With the proliferation of big box stores, retail workers are also increasingly called upon to give up their last hurrah of summer to accommodate last-minute back-to-school shoppers.
Then there are others who might not immediately jump to mind, such as mothers (365 days per year) and farmers (work when the work needs to be done), and occasionally even a newspaper reporter who needs a story about Labour Day labourers.
In keeping with the theme of gains made by the labour movement, however, most of these holiday workers are well- or at least better-compensated for working on the holiday, anywhere from double time-and-a-half to time-and-a-half.

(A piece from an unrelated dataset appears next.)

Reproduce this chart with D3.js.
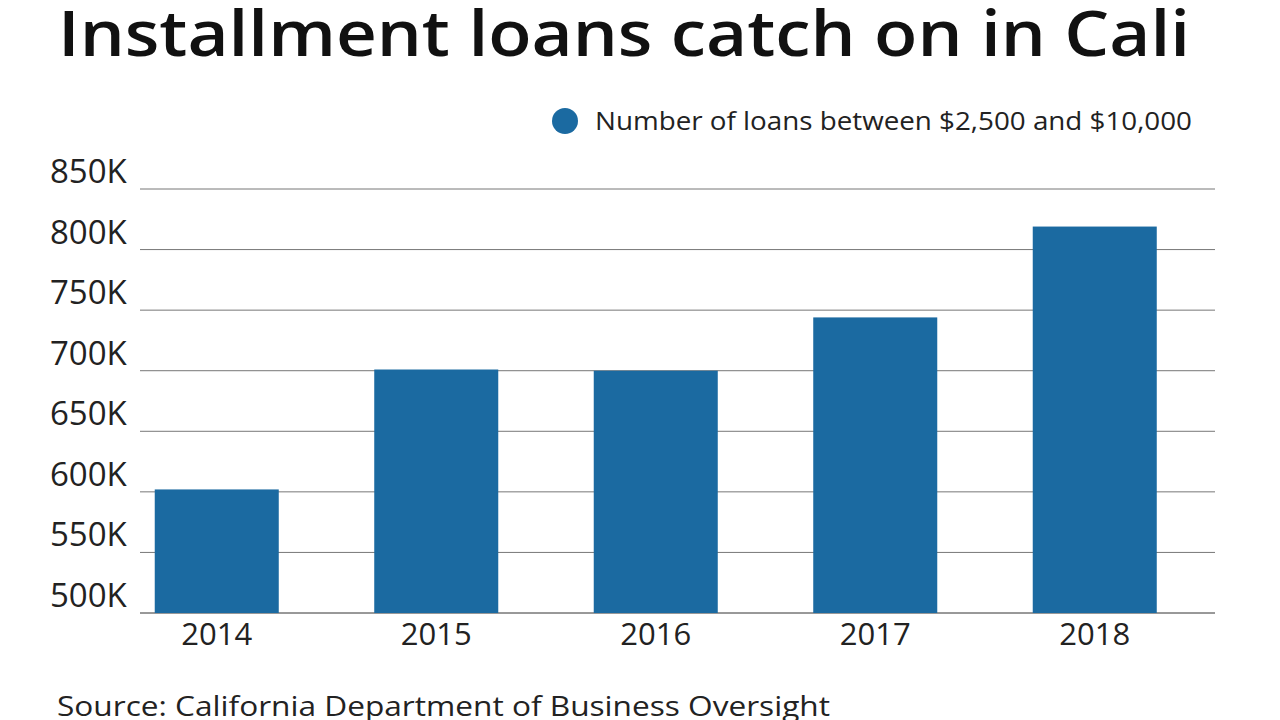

And most take it in stride.
"I don't mind working holidays," said Andrea Mitchell who works the front desk at the Great Western Hotel in Yorkton. "Sometimes it's nice to have the weekend off, but we're in the service industry so we know what we're getting ourselves into when we apply for the job.
How times have changed
Labour Day is a Canadian invention. In 1872, the Toronto Typographical Union went on strike calling for a 58-hour work week. The notorious George Brown—publisher of the Toronto Globe and political rival of then-Prime Minister John A. MacDonald—had the 24 leaders of the striking workers arrested for "conspiracy." Unions were still illegal in Canada.
Nevertheless, the Toronto Trades Assembly called on its 27 unions to demonstrate in support of their typographical brothers and on September 3 seven unions marched in Ottawa prompting MacDonald to repeal the anti-union laws.
For the next 21 years, labour celebrations were held in May. In 1894, the federal government designated the first Monday in September as "Labour Day." That same year, the United States also adopted the date as "Labor Day."
Interesting Labour Day Facts
Before 1872, workers in Canada typically worked 10 to 12 hours per day, six days a week. Today, the standard is eight hours, five days a week in the private sector and 7.5 hours, five days per week for government employees.
Labour Day in Havana, Cuba is considered one of the largest gatherings of people in the world. It is celebrated on May 1.
In most countries outside North America where Labour Day is celebrated, it is in the spring, usually some time in May.
In Australia, Labour Day varies considerably. Some provinces celebrate the first Monday in October while others hold it the first or second Monday in March. In Queensland and the Northern Territory it is the first Monday in May.
Tasmania calls the day Eight Hours Day, after the eight-hour-day movement that started in Great Britain during the Industrial Revolution.
Women and children in Britain were the first to be granted a shortened work week earning the right to a 10-hour day in 1847.